Les seuils des peines proposées seraient moins élevés qu’en France, tentent de rassurer les auteurs de l’avant-projet de loi. La copie serait donc moins sévère que l’original. Or, Amnesty International considère ces dispositions pénales comme « beaucoup trop lourdes ». Elles tendraient à « criminaliser l’activisme » et pourraient « grandement nuire à la liberté d’expression et de rassemblement ». Malgré les peines draconiennes, le terme d’attroupement n’est pas défini dans le texte ministériel. (La version de Kox en donnait déjà une définition très vague : Un attroupement est un rassemblement « qui trouble l’ordre public ».)
La notion de rassemblement « semble cruellement manquer de précision », pointe Déi Lénk. Et d’évoquer les situations « où quelques individus violents se mélangeraient à un rassemblement majoritairement pacifique » : Comment dès lors différencier le rassemblement d’un éventuel « attroupement » qui se formerait « en son sein ou en marge » ? La seule mention du terme attroupement dans le Code pénal date de 1879 : « Ceux qui, par attroupement et par violences ou menaces, auront troublé l’ordre public dans les marchés ou les halles aux grains, avec le dessein de provoquer le pillage ou seulement de forcer les vendeurs à se dessaisir de leurs denrées à un prix inférieur à celui qui résulterait de la libre concurrence. »
Les syndicats craignent, eux, que la notion puisse faire l’objet de « deux poids deux mesures », en fonction des affinités politiques des maires.

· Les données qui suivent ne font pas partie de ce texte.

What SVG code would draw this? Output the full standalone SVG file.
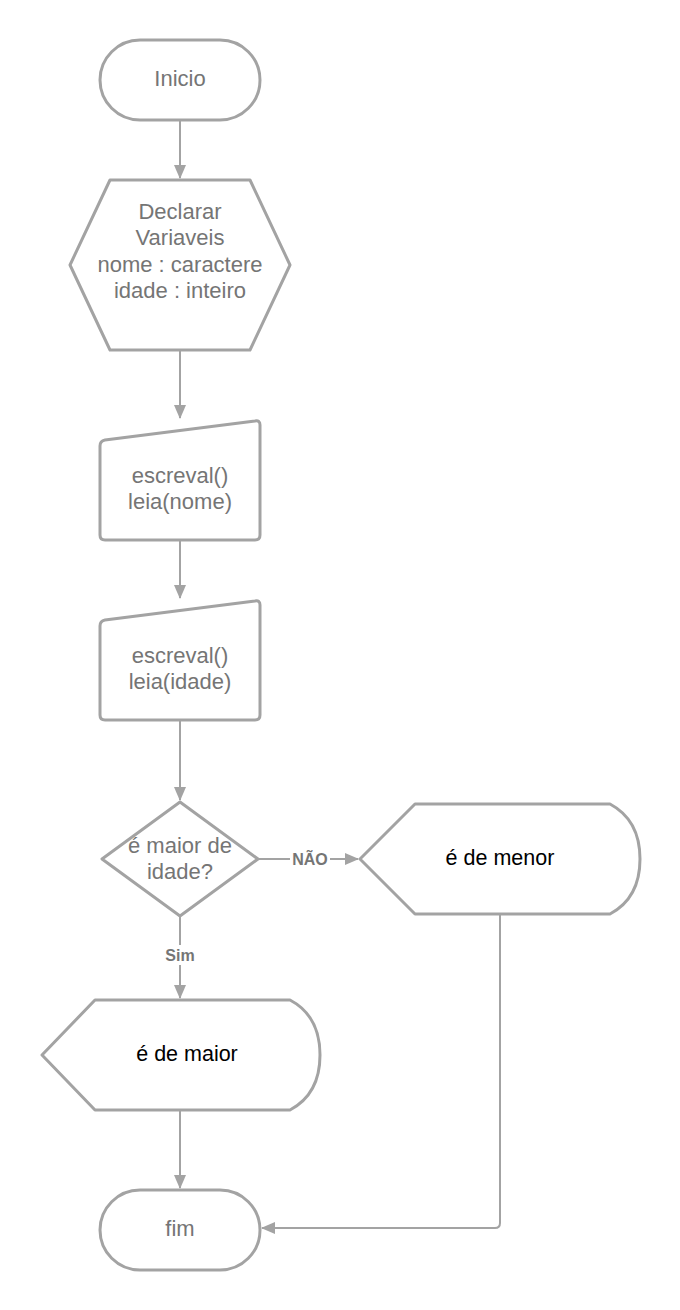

La Chambre des salariés se met à philosopher : « Le blocage prémédité ou spontané d’une route par un mouvement d’activistes luttant contre le réchauffement climatique constitue-t-il un trouble à l’ordre public, alors que le réchauffement climatique est plus dévastateur ? »
Avec les marathons et les retraites aux flambeaux, les « courses cyclistes » sont citées parmi les événements qui ne tombent pas sous la définition du rassemblement. Contrairement aux manifestations organisées par Pro-Velo, qui doivent, elles, obtenir une autorisation que la maire de la Ville, Lydie Polfer, s’est montrée réticente à accorder par le passé, invoquant les soldes et l’intérêt des commerçants. Sam Tanson et Meris Sehovic poussent ce raisonnement à l’absurde : « Est-ce qu’un cortège de vélos organisé sans la moindre pancarte […] tombe sous le volet sportif, alors qu’un cortège de vélos organisé avec des pancartes tombe sous le volet rassemblement ? » (Les piquets de grève tomberaient également sous le coup de la loi, d’après la lecture qu’en font Déi Gréng.) Amnesty estime que l’avant-projet de loi « octroie des pouvoirs très amples au bourgmestre, permettant une interprétation arbitraire ». Dans son avis, dévastateur, sur le Platzverweis élargi, le Conseil d’État soulignait déjà ce « risque d’arbitraire » émanant des maires. Le nouveau brouillon de Léon Gloden consoliderait le pouvoir discrétionnaire de Lydie Polfer et de son conseil échevinal. Celui-ci siège intégralement à la Chambre et constitue le cœur de la nouvelle coalition de droite.